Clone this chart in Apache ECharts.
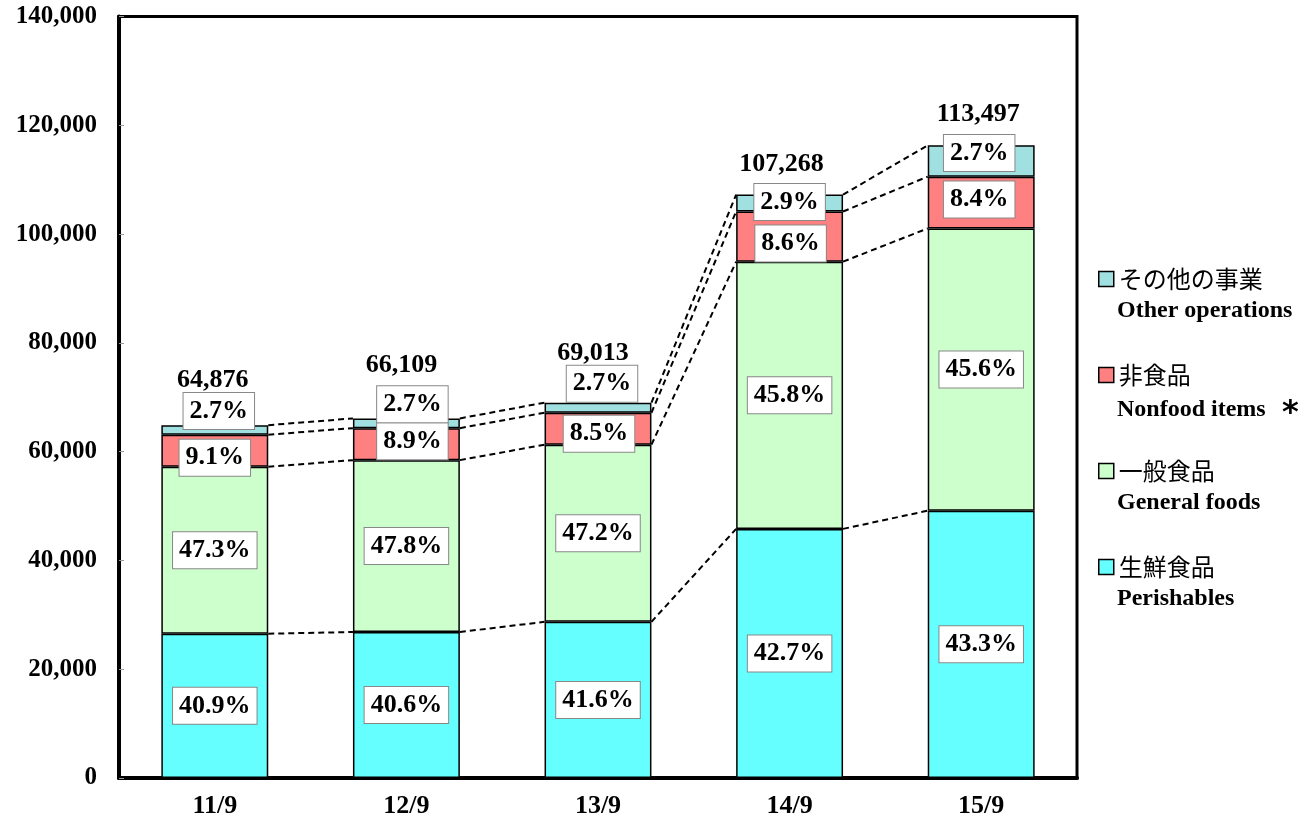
<!DOCTYPE html>
<html>
<head>
<meta charset="utf-8">
<script src="https://cdn.jsdelivr.net/npm/echarts@6/dist/echarts.min.js"></script>
<style>
  html, body { margin: 0; padding: 0; background: #fff; }
  #chart { width: 1305px; height: 821px; }
</style>
</head>
<body>
<div id="chart"></div>
<script>
// categories (year/month)
const categories = ['11/9', '12/9', '13/9', '14/9', '15/9'];

// segment values
const perishables = [26530, 26840, 28710, 45800, 49140];
const generalFoods = [30690, 31600, 32570, 49130, 51900];
const nonfoodItems = [5900, 5880, 5870, 9220, 9520];
const otherOps = [1750, 1790, 1860, 3110, 5760];

// label texts
const totalLabels = ['64,876', '66,109', '69,013', '107,268', '113,497'];
const pctPerishables = ['40.9%', '40.6%', '41.6%', '42.7%', '43.3%'];
const pctGeneral = ['47.3%', '47.8%', '47.2%', '45.8%', '45.6%'];
const pctNonfood = ['9.1%', '8.9%', '8.5%', '8.6%', '8.4%'];
const pctOther = ['2.7%', '2.7%', '2.7%', '2.9%', '2.7%'];

// y axis ticks
const yMin = 0;
const yMax = 140000;
const yStep = 20000;

const SERIF = '"Liberation Serif", "Times New Roman", serif';
const JP = '"Noto Sans CJK JP", sans-serif';
const BAR_RATIO = 0.558;

const chartInstance = echarts.init(document.getElementById('chart'));

// label nudges for the small segments
const otherShift = [[4, -19], [6, -19], [4, -24], [0, -1], [-2, -8]];
const nonfoodShift = [[0, 7], [6, -3], [1, 5], [1, 7], [-2, -3]];
const totalShift = [[-2, -45], [-5, -53], [-5, -49], [-8, -30], [-3, -31]];

const pctLabel = {
  show: true,
  position: 'inside',
  color: '#000',
  fontFamily: SERIF,
  fontWeight: 'bold',
  fontSize: 26,
  lineHeight: 26,
  backgroundColor: '#fff',
  borderColor: '#888',
  borderWidth: 1,
  padding: [5, 6]
};

function barSeries (name, values, pct, color, shift) {
  return {
    name: name,
    type: 'bar',
    stack: 'total',
    barWidth: (BAR_RATIO * 100) + '%',
    itemStyle: { color: color, borderColor: '#000', borderWidth: 1.5 },
    label: Object.assign({}, pctLabel, {
      formatter: p => pct[p.dataIndex]
    }),
    data: values.map((v, i) => {
      const item = { value: v };
      if (shift) item.label = { offset: shift[i] };
      return item;
    }),
    z: 3
  };
}

// cumulative tops for the connector lines
const layers = [perishables, generalFoods, nonfoodItems, otherOps];
const cum = [];
let run = categories.map(() => 0);
layers.forEach(arr => {
  run = run.map((v, i) => v + arr[i]);
  cum.push(run.slice());
});

const connectorData = [];
cum.forEach(level => {
  for (let i = 0; i < categories.length - 1; i++) {
    connectorData.push([i, level[i], i + 1, level[i + 1]]);
  }
});

const tops = cum[cum.length - 1];

chartInstance.setOption({
  animation: false,
  grid: {
    left: 119,
    right: 228,
    top: 16.5,
    bottom: 43,
    show: true,
    borderColor: '#000',
    borderWidth: 3,
    containLabel: false
  },
  legend: {
    orient: 'vertical',
    left: 1098,
    top: 264,
    padding: 0,
    itemWidth: 15,
    itemHeight: 15,
    itemGap: 66,
    icon: 'rect',
    itemStyle: { borderColor: '#000', borderWidth: 1.5 },
    textStyle: { color: '#000', fontFamily: JP, fontSize: 24, lineHeight: 30 },
    data: ['その他の事業', '非食品', '一般食品', '生鮮食品']
  },
  xAxis: {
    type: 'category',
    data: categories,
    axisTick: { show: false },
    axisLine: { show: true, lineStyle: { color: '#000', width: 4 } },
    axisLabel: {
      color: '#000',
      fontFamily: SERIF,
      fontWeight: 'bold',
      fontSize: 26,
      margin: 15
    }
  },
  yAxis: {
    type: 'value',
    min: yMin,
    max: yMax,
    interval: yStep,
    splitLine: { show: false },
    axisLine: { show: true, lineStyle: { color: '#000', width: 4 } },
    axisTick: { show: true, inside: true, length: 5, lineStyle: { color: '#999' } },
    axisLabel: {
      color: '#000',
      fontFamily: SERIF,
      fontWeight: 'bold',
      fontSize: 25,
      margin: 22,
      formatter: v => v.toLocaleString('en-US')
    }
  },
  graphic: [
    { type: 'text', x: 1117, y: 311, style: { text: 'Other operations', font: 'bold 24px ' + SERIF, fill: '#000', verticalAlign: 'middle' } },
    { type: 'text', x: 1117, y: 410, style: { text: 'Nonfood items', font: 'bold 24px ' + SERIF, fill: '#000', verticalAlign: 'middle' } },
    { type: 'text', x: 1282, y: 414, style: { text: '*', font: 'bold 32px "DejaVu Sans", sans-serif', fill: '#000', verticalAlign: 'middle' } },
    { type: 'text', x: 1117, y: 503, style: { text: 'General foods', font: 'bold 24px ' + SERIF, fill: '#000', verticalAlign: 'middle' } },
    { type: 'text', x: 1117, y: 599, style: { text: 'Perishables', font: 'bold 24px ' + SERIF, fill: '#000', verticalAlign: 'middle' } }
  ],
  series: [
    barSeries('生鮮食品', perishables, pctPerishables, '#66FFFF'),
    barSeries('一般食品', generalFoods, pctGeneral, '#CCFFCC'),
    barSeries('非食品', nonfoodItems, pctNonfood, '#FF8080', nonfoodShift),
    barSeries('その他の事業', otherOps, pctOther, '#A0E0E0', otherShift),
    {
      // dashed lines joining the segment tops of neighbouring bars
      type: 'custom',
      silent: true,
      z: 2,
      renderItem: (params, api) => {
        const p0 = api.coord([api.value(0), api.value(1)]);
        const p1 = api.coord([api.value(2), api.value(3)]);
        const half = api.size([1, 0])[0] * BAR_RATIO / 2;
        return {
          type: 'line',
          shape: { x1: p0[0] + half, y1: p0[1], x2: p1[0] - half, y2: p1[1] },
          style: { stroke: '#000', lineWidth: 2, lineDash: [6, 4] }
        };
      },
      data: connectorData
    },
    {
      // totals above the bars
      type: 'scatter',
      symbolSize: 0,
      silent: true,
      z: 4,
      itemStyle: { opacity: 1 },
      label: {
        show: true,
        position: 'inside',
        color: '#000',
        fontFamily: SERIF,
        fontWeight: 'bold',
        fontSize: 26,
        formatter: p => totalLabels[p.dataIndex]
      },
      data: tops.map((v, i) => ({ value: v, label: { offset: totalShift[i] } }))
    }
  ]
});
</script>
</body>
</html>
________________________
Every line above should be returned exactly; the pictures stay out.

Clone this chart in Apache ECharts.
<!DOCTYPE html>
<html>
<head>
<meta charset="utf-8">
<script src="https://cdn.jsdelivr.net/npm/echarts@6/dist/echarts.min.js"></script>
<style>
  html, body { margin: 0; padding: 0; background: #fff; }
  #chart { width: 1305px; height: 821px; }
</style>
</head>
<body>
<div id="chart"></div>
<script>
// categories (year/month)
const categories = ['11/9', '12/9', '13/9', '14/9', '15/9'];

// segment values
const perishables = [26530, 26840, 28710, 45800, 49140];
const generalFoods = [30690, 31600, 32570, 49130, 51900];
const nonfoodItems = [5900, 5880, 5870, 9220, 9520];
const otherOps = [1750, 1790, 1860, 3110, 5760];

// label texts
const totalLabels = ['64,876', '66,109', '69,013', '107,268', '113,497'];
const pctPerishables = ['40.9%', '40.6%', '41.6%', '42.7%', '43.3%'];
const pctGeneral = ['47.3%', '47.8%', '47.2%', '45.8%', '45.6%'];
const pctNonfood = ['9.1%', '8.9%', '8.5%', '8.6%', '8.4%'];
const pctOther = ['2.7%', '2.7%', '2.7%', '2.9%', '2.7%'];

// y axis ticks
const yMin = 0;
const yMax = 140000;
const yStep = 20000;

const SERIF = '"Liberation Serif", "Times New Roman", serif';
const JP = '"Noto Sans CJK JP", sans-serif';
const BAR_RATIO = 0.558;

const chartInstance = echarts.init(document.getElementById('chart'));

// label nudges for the small segments
const otherShift = [[4, -19], [6, -19], [4, -24], [0, -1], [-2, -8]];
const nonfoodShift = [[0, 7], [6, -3], [1, 5], [1, 7], [-2, -3]];
const totalShift = [[-2, -45], [-5, -53], [-5, -49], [-8, -30], [-3, -31]];

const pctLabel = {
  show: true,
  position: 'inside',
  color: '#000',
  fontFamily: SERIF,
  fontWeight: 'bold',
  fontSize: 26,
  lineHeight: 26,
  backgroundColor: '#fff',
  borderColor: '#888',
  borderWidth: 1,
  padding: [5, 6]
};

function barSeries (name, values, pct, color, shift) {
  return {
    name: name,
    type: 'bar',
    stack: 'total',
    barWidth: (BAR_RATIO * 100) + '%',
    itemStyle: { color: color, borderColor: '#000', borderWidth: 1.5 },
    label: Object.assign({}, pctLabel, {
      formatter: p => pct[p.dataIndex]
    }),
    data: values.map((v, i) => {
      const item = { value: v };
      if (shift) item.label = { offset: shift[i] };
      return item;
    }),
    z: 3
  };
}

// cumulative tops for the connector lines
const layers = [perishables, generalFoods, nonfoodItems, otherOps];
const cum = [];
let run = categories.map(() => 0);
layers.forEach(arr => {
  run = run.map((v, i) => v + arr[i]);
  cum.push(run.slice());
});

const connectorData = [];
cum.forEach(level => {
  for (let i = 0; i < categories.length - 1; i++) {
    connectorData.push([i, level[i], i + 1, level[i + 1]]);
  }
});

const tops = cum[cum.length - 1];

chartInstance.setOption({
  animation: false,
  grid: {
    left: 119,
    right: 228,
    top: 16.5,
    bottom: 43,
    show: true,
    borderColor: '#000',
    borderWidth: 3,
    containLabel: false
  },
  legend: {
    orient: 'vertical',
    left: 1098,
    top: 264,
    padding: 0,
    itemWidth: 15,
    itemHeight: 15,
    itemGap: 66,
    icon: 'rect',
    itemStyle: { borderColor: '#000', borderWidth: 1.5 },
    textStyle: { color: '#000', fontFamily: JP, fontSize: 24, lineHeight: 30 },
    data: ['その他の事業', '非食品', '一般食品', '生鮮食品']
  },
  xAxis: {
    type: 'category',
    data: categories,
    axisTick: { show: false },
    axisLine: { show: true, lineStyle: { color: '#000', width: 4 } },
    axisLabel: {
      color: '#000',
      fontFamily: SERIF,
      fontWeight: 'bold',
      fontSize: 26,
      margin: 15
    }
  },
  yAxis: {
    type: 'value',
    min: yMin,
    max: yMax,
    interval: yStep,
    splitLine: { show: false },
    axisLine: { show: true, lineStyle: { color: '#000', width: 4 } },
    axisTick: { show: true, inside: true, length: 5, lineStyle: { color: '#999' } },
    axisLabel: {
      color: '#000',
      fontFamily: SERIF,
      fontWeight: 'bold',
      fontSize: 25,
      margin: 22,
      formatter: v => v.toLocaleString('en-US')
    }
  },
  graphic: [
    { type: 'text', x: 1117, y: 311, style: { text: 'Other operations', font: 'bold 24px ' + SERIF, fill: '#000', verticalAlign: 'middle' } },
    { type: 'text', x: 1117, y: 410, style: { text: 'Nonfood items', font: 'bold 24px ' + SERIF, fill: '#000', verticalAlign: 'middle' } },
    { type: 'text', x: 1282, y: 414, style: { text: '*', font: 'bold 32px "DejaVu Sans", sans-serif', fill: '#000', verticalAlign: 'middle' } },
    { type: 'text', x: 1117, y: 503, style: { text: 'General foods', font: 'bold 24px ' + SERIF, fill: '#000', verticalAlign: 'middle' } },
    { type: 'text', x: 1117, y: 599, style: { text: 'Perishables', font: 'bold 24px ' + SERIF, fill: '#000', verticalAlign: 'middle' } }
  ],
  series: [
    barSeries('生鮮食品', perishables, pctPerishables, '#66FFFF'),
    barSeries('一般食品', generalFoods, pctGeneral, '#CCFFCC'),
    barSeries('非食品', nonfoodItems, pctNonfood, '#FF8080', nonfoodShift),
    barSeries('その他の事業', otherOps, pctOther, '#A0E0E0', otherShift),
    {
      // dashed lines joining the segment tops of neighbouring bars
      type: 'custom',
      silent: true,
      z: 2,
      renderItem: (params, api) => {
        const p0 = api.coord([api.value(0), api.value(1)]);
        const p1 = api.coord([api.value(2), api.value(3)]);
        const half = api.size([1, 0])[0] * BAR_RATIO / 2;
        return {
          type: 'line',
          shape: { x1: p0[0] + half, y1: p0[1], x2: p1[0] - half, y2: p1[1] },
          style: { stroke: '#000', lineWidth: 2, lineDash: [6, 4] }
        };
      },
      data: connectorData
    },
    {
      // totals above the bars
      type: 'scatter',
      symbolSize: 0,
      silent: true,
      z: 4,
      itemStyle: { opacity: 1 },
      label: {
        show: true,
        position: 'inside',
        color: '#000',
        fontFamily: SERIF,
        fontWeight: 'bold',
        fontSize: 26,
        formatter: p => totalLabels[p.dataIndex]
      },
      data: tops.map((v, i) => ({ value: v, label: { offset: totalShift[i] } }))
    }
  ]
});
</script>
</body>
</html>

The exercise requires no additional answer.